COVID Ain’t Over Yet: New Variants Keep Emerging

by HFC Staff

In 2020, the world halted when the pandemic hit caused by COVID-19, an infectious illness of the SARS-CoV-2 virus.

With almost two years of various degrees of lockdown, quarantine and extreme safety protocols, and the discovery of the COVID vaccine, the world has been slowly opening itself to get everyone safely back to normal and enjoying life as we know it pre-pandemic.

However, the COVID pandemic is not over yet. New variants have emerged from the original COVID virus.

According to Yale Medicine, new variants emerging are a part of the virus evolution. It’s important for the scientific community to monitor these variants to ensure that the world is prepared when a new variant is more severe than the original strain of the virus.

When we talk of variants, it’s helpful to visualize them as branches in a tree as they sprout from the main trunk and into several branches. Since the outbreak, we have learned of numerous COVID-19 variants such as Alpha, Beta, Delta and especially, Omicron.

There have been several strains or subvariants that emerged from Omicron such as BA.5, BQ.1 and BQ.1.1, according to Yale Medicine. Just recently, XBB.1.5 emerged in January of this year. By April, another Omicron subvariant, XBB.1.16, was announced to be a “variant of interest” by the World Health Organization. In social media, the subvariant is called “Arcturus.”

First detected in India, Arcturus is now in the U.S. with a steady rise in cases with less than 10% of new confirmed COVID cases as of April 22, according to the Centers for Disease Control and Prevention.

According to experts, the subvariant is spreading fast because it avoids immune detection in the body. However, it is not yet confirmed if this will lead to severe cases.

In a Washington Post interview, Paul Hunter, a professor of medicine at the University of East Anglia in Britain said: “We’ve seen this in the past. You look at the virus and it’s got mutations that should make it more virulent, but then in reality, you don’t see that.”

“It will probably become the dominant variant for a while in the US and Europe and more countries around the world, but I don’t see it driving up severe infections more than we’ve seen in recent waves,” he added.

Despite the low chances of COVID waves, it is still important to follow safety protocols and keep updated with the COVID vaccination.

Keep your distance. In the early days of the lockdown, the six-feet-apart rule was strictly implemented by the government. Even though this rule is now lifted or less imposed, it is still a great practice to maintain a distance from others.

Wear a mask. If social distancing is not possible, don’t hesitate to wear a mask. Masks should be properly fitted and cover your nose, mouth and chin.

Step outside or open a window.
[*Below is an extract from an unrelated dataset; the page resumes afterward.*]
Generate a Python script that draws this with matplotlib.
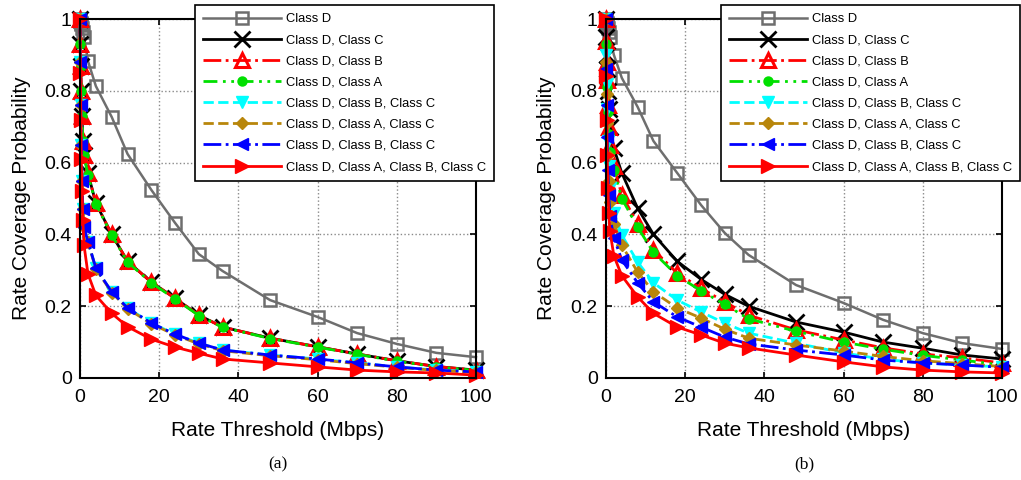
import numpy as np
import matplotlib
matplotlib.use('Agg')
import matplotlib.pyplot as plt

plt.rcParams['font.family'] = ['Liberation Sans', 'DejaVu Sans']

# rate threshold (Mbps)
x_rate = [0, 0.1, 0.2, 0.3, 0.5, 0.7, 1, 2, 4, 8, 12, 18, 24, 30, 36, 48, 60, 70, 80, 90, 100]

labels = ['Class D', 'Class D, Class C', 'Class D, Class B', 'Class D, Class A',
          'Class D, Class B, Class C', 'Class D, Class A, Class C',
          'Class D, Class B, Class C', 'Class D, Class A, Class B, Class C']

# panel (a)
a_d = [1.0, 0.995, 0.99, 0.985, 0.975, 0.965, 0.95, 0.883, 0.813, 0.727, 0.624, 0.524, 0.432, 0.345, 0.298, 0.217, 0.170, 0.125, 0.095, 0.070, 0.058]
a_dc = [1.0, 0.93, 0.87, 0.80, 0.73, 0.66, 0.62, 0.57, 0.487, 0.40, 0.325, 0.267, 0.222, 0.175, 0.142, 0.111, 0.087, 0.067, 0.048, 0.032, 0.022]
a_db = [1.0, 0.93, 0.87, 0.80, 0.73, 0.66, 0.62, 0.57, 0.487, 0.40, 0.325, 0.267, 0.222, 0.175, 0.142, 0.111, 0.087, 0.067, 0.048, 0.032, 0.022]
a_da = [1.0, 0.93, 0.87, 0.80, 0.73, 0.66, 0.62, 0.565, 0.485, 0.398, 0.323, 0.265, 0.22, 0.174, 0.141, 0.110, 0.086, 0.066, 0.047, 0.031, 0.021]
a_dbc = [1.0, 0.88, 0.76, 0.65, 0.55, 0.47, 0.42, 0.38, 0.306, 0.24, 0.195, 0.153, 0.122, 0.097, 0.078, 0.064, 0.053, 0.042, 0.031, 0.022, 0.017]
a_dac = [1.0, 0.88, 0.76, 0.65, 0.55, 0.47, 0.42, 0.378, 0.304, 0.238, 0.193, 0.151, 0.120, 0.095, 0.076, 0.062, 0.051, 0.040, 0.030, 0.021, 0.016]
a_dbc2 = [1.0, 0.88, 0.76, 0.65, 0.55, 0.47, 0.42, 0.38, 0.306, 0.24, 0.195, 0.153, 0.122, 0.097, 0.078, 0.064, 0.053, 0.042, 0.031, 0.022, 0.017]
a_dabc = [1.0, 0.85, 0.72, 0.61, 0.52, 0.44, 0.37, 0.29, 0.23, 0.18, 0.143, 0.108, 0.086, 0.069, 0.053, 0.042, 0.031, 0.022, 0.017, 0.014, 0.008]

# panel (b)
b_d = [1.0, 0.995, 0.99, 0.985, 0.975, 0.965, 0.95, 0.90, 0.836, 0.755, 0.66, 0.571, 0.482, 0.404, 0.343, 0.259, 0.209, 0.162, 0.125, 0.097, 0.081]
b_dc = [1.0, 0.95, 0.90, 0.86, 0.80, 0.75, 0.70, 0.64, 0.571, 0.473, 0.40, 0.325, 0.275, 0.233, 0.20, 0.156, 0.128, 0.10, 0.083, 0.064, 0.053]
b_db = [1.0, 0.94, 0.88, 0.83, 0.76, 0.70, 0.65, 0.59, 0.51, 0.43, 0.357, 0.292, 0.25, 0.212, 0.175, 0.134, 0.106, 0.084, 0.067, 0.056, 0.042]
b_da = [1.0, 0.93, 0.87, 0.81, 0.74, 0.68, 0.63, 0.58, 0.50, 0.42, 0.35, 0.285, 0.243, 0.205, 0.165, 0.13, 0.10, 0.08, 0.063, 0.05, 0.036]
b_dbc = [1.0, 0.90, 0.82, 0.75, 0.66, 0.59, 0.53, 0.46, 0.398, 0.323, 0.265, 0.217, 0.184, 0.153, 0.125, 0.097, 0.07, 0.052, 0.042, 0.036, 0.031]
b_dac = [1.0, 0.88, 0.79, 0.71, 0.62, 0.55, 0.49, 0.43, 0.37, 0.295, 0.24, 0.195, 0.167, 0.136, 0.111, 0.092, 0.075, 0.06, 0.048, 0.04, 0.032]
b_dbc2 = [1.0, 0.86, 0.76, 0.67, 0.58, 0.51, 0.45, 0.39, 0.329, 0.265, 0.212, 0.17, 0.142, 0.114, 0.095, 0.078, 0.064, 0.05, 0.042, 0.036, 0.03]
b_dabc = [1.0, 0.84, 0.72, 0.62, 0.53, 0.46, 0.41, 0.34, 0.285, 0.226, 0.18, 0.142, 0.12, 0.097, 0.084, 0.064, 0.045, 0.031, 0.022, 0.017, 0.014]

styles = [
    dict(color='#6e6e6e', ls='-', marker='s', ms=8, mfc='none', mew=1.8, lw=1.8),
    dict(color='black', ls='-', marker='x', ms=11, mew=2, lw=2),
    dict(color='red', ls='-.', marker='^', ms=10, mfc='none', mew=2.2, lw=2),
    dict(color='#00e000', ls=(0, (5, 2, 1, 2, 1, 2)), marker='o', ms=6, mfc='#00e000', mew=1.5, lw=2),
    dict(color='cyan', ls='--', marker='v', ms=9, mfc='cyan', lw=2),
    dict(color='#b8860b', ls='--', marker='D', ms=6, mfc='#b8860b', lw=2),
    dict(color='blue', ls='-.', marker='<', ms=9, mfc='blue', lw=2),
    dict(color='red', ls='-', marker='>', ms=10, mfc='red', lw=2),
]

fig = plt.figure(figsize=(10.21, 4.8), dpi=100)
ax_a = fig.add_axes([0.0784, 0.2125, 0.3878, 0.7479])
ax_b = fig.add_axes([0.5935, 0.2125, 0.3878, 0.7479])

panels = [(ax_a, [a_d, a_dc, a_db, a_da, a_dbc, a_dac, a_dbc2, a_dabc], '(a)'),
          (ax_b, [b_d, b_dc, b_db, b_da, b_dbc, b_dac, b_dbc2, b_dabc], '(b)')]

for ax, series, cap in panels:
    for y, lab, st in zip(series, labels, styles):
        ax.plot(x_rate, y, label=lab, clip_on=False, **st)
    ax.set_xlim(0, 100)
    ax.set_ylim(0, 1)
    ax.set_xticks([0, 20, 40, 60, 80, 100])
    ax.set_yticks([0, 0.2, 0.4, 0.6, 0.8, 1])
    ax.set_yticklabels(['0', '0.2', '0.4', '0.6', '0.8', '1'])
    ax.tick_params(direction='in', top=True, right=True, labelsize=14, length=4, width=1.2, pad=6)
    ax.tick_params(axis='x', pad=8)
    ax.grid(True, color='#8a8a8a', linestyle=':', linewidth=1)
    for sp in ax.spines.values():
        sp.set_linewidth(1.5)
    ax.set_xlabel('Rate Threshold (Mbps)', fontsize=15, labelpad=11)
    ax.set_ylabel('Rate Coverage Probability', fontsize=15, labelpad=10)
    leg = ax.legend(loc='upper left', bbox_to_anchor=(0.29, 1.039), fontsize=9.3,
                    handlelength=6.0, handletextpad=0.4, labelspacing=0.7,
                    borderpad=0.65, borderaxespad=0, fancybox=False,
                    framealpha=1, edgecolor='black')
    leg.get_frame().set_linewidth(1.2)
    leg.set_zorder(10)
    ax.text(0.5, -0.242, cap, transform=ax.transAxes, ha='center', va='center',
            fontsize=12.5, family=['Liberation Serif', 'DejaVu Serif'])

fig.savefig('out.png', dpi=100)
Ventilation is key to lessen the spread of the virus. Keep air flowing to ensure spaces are well-ventilated. If indoors, open windows. If outdoors, make sure to get out of the crowd to keep yourself well-ventilated.

Wash hands with soap and water. Ensure that you are washing and massaging every corner of your hands to keep them clean and sanitized to prevent the spread and transmission of the virus.

Use alcohol or hand sanitizer. When handwashing is not possible, regularly sanitize your hand when you’re out and about. Moreover, you can also use your handy-dandy alcohol spray to sanitize areas you will be spending time on. For example, you can spray the table and chairs before dining at a food court.

Stay at home if you feel unwell. If you are feeling sick, stay at home, isolate, and monitor yourself until you recover. If you suspect you are experiencing COVID symptoms, contact your doctor for a telehealth check-up.

Get vaccinated. When a vaccine is available to you, get the vaccine shot. After receiving the initial COVID vaccine, booster shots are available for added protection and immunization.